Equally significant is currency stability. The naira has appreciated to N1,355/$ (as of late March 2026), marking its strongest position in four weeks. This isn't merely symbolic; a strengthening currency reduces the hedging costs for foreign direct investment and signals improving external sector dynamics. The Central Bank of Nigeria's disciplined monetary policy appears to be anchoring expectations, a critical foundation that Western investors often overlook when assessing African markets.
The third indicator is inflationary easing. Nigeria's headline inflation declined to 15.06% in February 2026 from 15.10% in January—a modest improvement, but directionally crucial. When coupled with naira appreciation, this suggests the economy is moving toward real interest rates that actually reward savers and make long-term investments calculable. For European manufacturers or service providers considering Nigerian operations, this is the window when input cost forecasting becomes feasible again.
Yet here's where European operators must exercise discipline: institutional quality lags market optimism. The EFCC (Economic and Financial Crimes Commission) has explicitly flagged the absence of robust whistleblower protection laws across West Africa, including Nigeria. This is not a minor compliance detail. For European firms—particularly those bound by EU anti-corruption rules or considering partnerships with state-adjacent entities—Nigeria's weak institutional safeguards around corporate governance remain a material operational risk. The ASI's bull run masks governance fragility that could crystallise into reputational or legal liability for foreign investors.
Additionally, the naira's recent strength could prove volatile. Currency appreciation often attracts speculative flows rather than underlying economic fundamentals, and external shocks (oil price crashes, capital flight, geopolitical tension) could reverse these gains rapidly. European investors should not confuse a four-week rally with structural currency resilience.
The deeper insight is this: Nigeria at 66 years of independence (2026 marks this milestone) is neither a write-off nor a slam-dunk investment. As observers have noted, dismissing an African nation after less than seven decades ignores how slowly institutional transformation actually unfolds. The stock market surge and currency rally represent genuine progress, but they're running ahead of institutional reform.

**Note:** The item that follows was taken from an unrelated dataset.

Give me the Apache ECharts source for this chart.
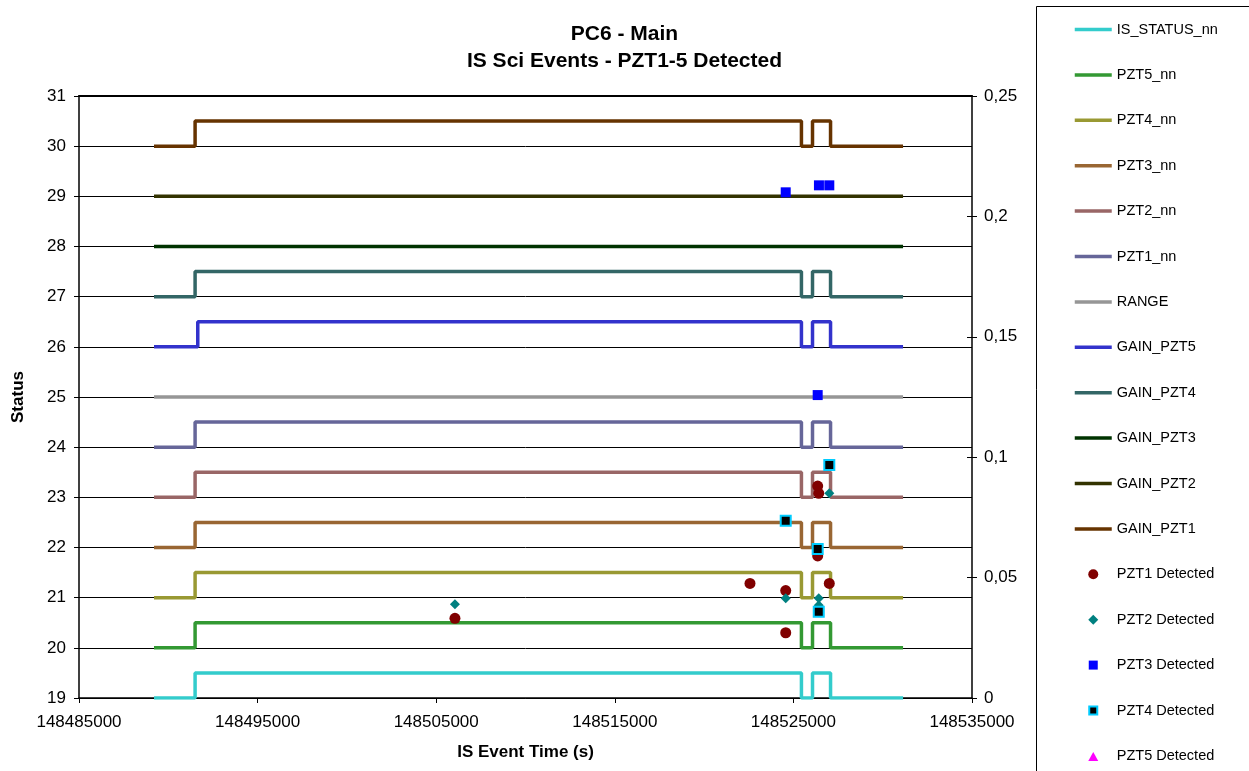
<!DOCTYPE html>
<html>
<head>
<meta charset="utf-8">
<script src="https://cdn.jsdelivr.net/npm/echarts@6/dist/echarts.min.js"></script>
<style>
html,body{margin:0;padding:0;background:#fff;}
#chart{width:1249px;height:771px;}
</style>
</head>
<body>
<div id="chart"></div>
<script>
// ---- data ----
const xTicks = [148485000, 148495000, 148505000, 148515000, 148525000, 148535000];
const stepTimes = [148489200, 148491500, 148525450, 148526070, 148527080, 148531140];
const gainPzt5Times = [148489200, 148491650, 148525450, 148526070, 148527080, 148531140];

const isStatus = [19, 19.5, 19, 19.5, 19, 19];
const pzt5nn = [20, 20.5, 20, 20.5, 20, 20];
const pzt4nn = [21, 21.5, 21, 21.5, 21, 21];
const pzt3nn = [22, 22.5, 22, 22.5, 22, 22];
const pzt2nn = [23, 23.5, 23, 23.5, 23, 23];
const pzt1nn = [24, 24.5, 24, 24.5, 24, 24];
const range = [25, 25, 25, 25, 25, 25];
const gainPzt5 = [26, 26.5, 26, 26.5, 26, 26];
const gainPzt4 = [27, 27.5, 27, 27.5, 27, 27];
const gainPzt3 = [28, 28, 28, 28, 28, 28];
const gainPzt2 = [29, 29, 29, 29, 29, 29];
const gainPzt1 = [30, 30.5, 30, 30.5, 30, 30];

const pzt1DetTime = [148506050, 148522570, 148524570, 148524570, 148526360, 148526420, 148526360, 148527010];
const pzt1DetVal  = [0.0331, 0.0476, 0.0446, 0.0271, 0.0880, 0.0850, 0.0590, 0.0476];
const pzt2DetTime = [148506050, 148524570, 148526420, 148526420, 148527010];
const pzt2DetVal  = [0.0389, 0.0414, 0.0414, 0.0385, 0.0850];
const pzt3DetTime = [148524570, 148526430, 148527010, 148526360];
const pzt3DetVal  = [0.2100, 0.2129, 0.2129, 0.1258];
const pzt4DetTime = [148527010, 148524570, 148526360, 148526420];
const pzt4DetVal  = [0.0968, 0.0736, 0.0619, 0.0358];
const pzt5DetTime = [];
const pzt5DetVal  = [];

const FONT = 'Liberation Sans, Arial, sans-serif';

function zip(a, b) { return a.map((v, i) => [v, b[i]]); }

function lineSeries(name, times, vals, color) {
  return {
    name: name, type: 'line', step: 'end', yAxisIndex: 0,
    data: zip(times, vals), symbol: 'none', showSymbol: false,
    lineStyle: { color: color, width: 3.5 }, itemStyle: { color: color },
    z: 2
  };
}
function scatterSeries(name, times, vals, symbol, size, color, border, bw) {
  return {
    name: name, type: 'scatter', yAxisIndex: 1,
    data: zip(times, vals), symbol: symbol, symbolSize: size, symbolKeepAspect: true,
    itemStyle: { color: color, borderColor: border || color, borderWidth: bw || 0, opacity: 1 },
    z: 5
  };
}

const series = [
  lineSeries('IS_STATUS_nn', stepTimes, isStatus, '#33CCCC'),
  lineSeries('PZT5_nn', stepTimes, pzt5nn, '#339933'),
  lineSeries('PZT4_nn', stepTimes, pzt4nn, '#999933'),
  lineSeries('PZT3_nn', stepTimes, pzt3nn, '#996633'),
  lineSeries('PZT2_nn', stepTimes, pzt2nn, '#996666'),
  lineSeries('PZT1_nn', stepTimes, pzt1nn, '#666699'),
  lineSeries('RANGE', stepTimes, range, '#969696'),
  lineSeries('GAIN_PZT5', gainPzt5Times, gainPzt5, '#3333CC'),
  lineSeries('GAIN_PZT4', stepTimes, gainPzt4, '#336666'),
  lineSeries('GAIN_PZT3', stepTimes, gainPzt3, '#003300'),
  lineSeries('GAIN_PZT2', stepTimes, gainPzt2, '#333300'),
  lineSeries('GAIN_PZT1', stepTimes, gainPzt1, '#663300'),
  scatterSeries('PZT1 Detected', pzt1DetTime, pzt1DetVal, 'circle', 11, '#800000'),
  scatterSeries('PZT2 Detected', pzt2DetTime, pzt2DetVal, 'diamond', 10, '#008080'),
  scatterSeries('PZT3 Detected', pzt3DetTime, pzt3DetVal, 'rect', 10, '#0000FF'),
  scatterSeries('PZT4 Detected', pzt4DetTime, pzt4DetVal, 'rect', 10, '#000000', '#00CCFF', 2),
  scatterSeries('PZT5 Detected', pzt5DetTime, pzt5DetVal, 'triangle', 10, '#FF00FF')
];

// legend icons (invisible moveTo corners keep the icon box 37x10 so shapes are not stretched)
const legendIcons = {
  'PZT1 Detected': 'circle',
  'PZT2 Detected': 'path://M0,0 M37,10 M13.5,5 L18.5,0 L23.5,5 L18.5,10 Z',
  'PZT3 Detected': 'path://M0,0 M37,10 M14,0.5 L23,0.5 L23,9.5 L14,9.5 Z',
  'PZT4 Detected': 'path://M0,0 M37,10 M14.5,1 L22.5,1 L22.5,9 L14.5,9 Z',
  'PZT5 Detected': 'path://M0,0 M37,10 M13.5,10 L18.5,1 L23.5,10 Z'
};
const legendData = series.map(s => s.type === 'line'
  ? { name: s.name, itemStyle: { opacity: 0 }, lineStyle: { width: 3.5, color: s.lineStyle.color } }
  : { name: s.name, icon: legendIcons[s.name] });

const chart = echarts.init(document.getElementById('chart'), null, { renderer: 'canvas' });
chart.setOption({
  animation: false,
  backgroundColor: '#ffffff',
  textStyle: { fontFamily: FONT },
  title: {
    text: 'PC6 - Main\nIS Sci Events - PZT1-5 Detected',
    left: 'center', top: 16,
    textStyle: { fontFamily: FONT, fontSize: 21, fontWeight: 'bold', color: '#000', lineHeight: 27 }
  },
  grid: { left: 79, right: 277, top: 96, bottom: 73, containLabel: false },
  legend: {
    orient: 'vertical', left: 1068, top: 17,
    itemWidth: 37, itemHeight: 10, itemGap: 30.4,
    symbolKeepAspect: true,
    textStyle: { fontFamily: FONT, fontSize: 14.5, color: '#000' },
    data: legendData
  },
  graphic: [{
    type: 'rect', shape: { x: 1036.5, y: 6.5, width: 300, height: 800 },
    style: { fill: 'none', stroke: '#000', lineWidth: 1 }, silent: true, z: 0
  }],
  xAxis: [{
    type: 'value', min: xTicks[0], max: xTicks[xTicks.length - 1],
    name: 'IS Event Time (s)', nameLocation: 'middle', nameGap: 46,
    nameTextStyle: { fontFamily: FONT, fontSize: 17, fontWeight: 'bold', color: '#000' },
    axisLine: { show: true, onZero: false, lineStyle: { color: '#000', width: 1.5 } },
    axisTick: { show: true, inside: false, length: 5, lineStyle: { color: '#000' }, customValues: xTicks },
    axisLabel: { color: '#000', fontSize: 17, fontFamily: FONT, margin: 16, customValues: xTicks,
                 formatter: v => String(v) },
    splitLine: { show: false }
  }, {
    type: 'value', position: 'top', min: xTicks[0], max: xTicks[xTicks.length - 1],
    axisLine: { show: true, onZero: false, lineStyle: { color: '#000', width: 2 } },
    axisTick: { show: false }, axisLabel: { show: false }, splitLine: { show: false }
  }],
  yAxis: [{
    type: 'value', min: 19, max: 31, interval: 1, position: 'left',
    name: 'Status', nameLocation: 'middle', nameGap: 52, nameRotate: 90,
    nameTextStyle: { fontFamily: FONT, fontSize: 17, fontWeight: 'bold', color: '#000' },
    axisLine: { show: true, lineStyle: { color: '#000', width: 1.5 } },
    axisTick: { show: true, inside: false, length: 5, lineStyle: { color: '#000' } },
    axisLabel: { color: '#000', fontSize: 17, fontFamily: FONT, margin: 13 },
    splitLine: { show: true, lineStyle: { color: '#000', width: 1 } }
  }, {
    type: 'value', min: 0, max: 0.25, interval: 0.05, position: 'right',
    axisLine: { show: true, lineStyle: { color: '#000', width: 1.5 } },
    axisTick: { show: true, inside: false, length: 5, lineStyle: { color: '#000' } },
    axisLabel: { color: '#000', fontSize: 17, fontFamily: FONT, margin: 12,
                 formatter: v => parseFloat(v.toFixed(2)).toString().replace('.', ',') },
    splitLine: { show: false }
  }, {
    type: 'value', min: 0, max: 0.25, interval: 0.05, position: 'right',
    axisLine: { show: false },
    axisTick: { show: true, inside: true, length: 5, lineStyle: { color: '#000' } },
    axisLabel: { show: false },
    splitLine: { show: false }
  }],
  series: series
});
</script>
</body>
</html>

For European entrepreneurs and institutional investors, the playbook is clear: Nigeria's macro conditions are improving, but entry must be paired with rigorous due diligence on governance, partner vetting, and legal structure. The opportunity is real; the risk management required is equally real.
Gateway Intelligence
European investors should consider tactical positions in Nigerian blue-chip equities (ASI components with strong dividend yields) and naira-denominated corporate bonds while the currency is stabilised—but only through vehicles with embedded governance protections and regulatory compliance frameworks. Simultaneously, avoid direct exposure to sectors with high state interaction (oil & gas licensing, utilities contracts) until Nigeria's whistleblower and anti-corruption institutional framework matures. The 15% inflation environment creates a 6–12 month window before real rates compress again; move decisively but selectively.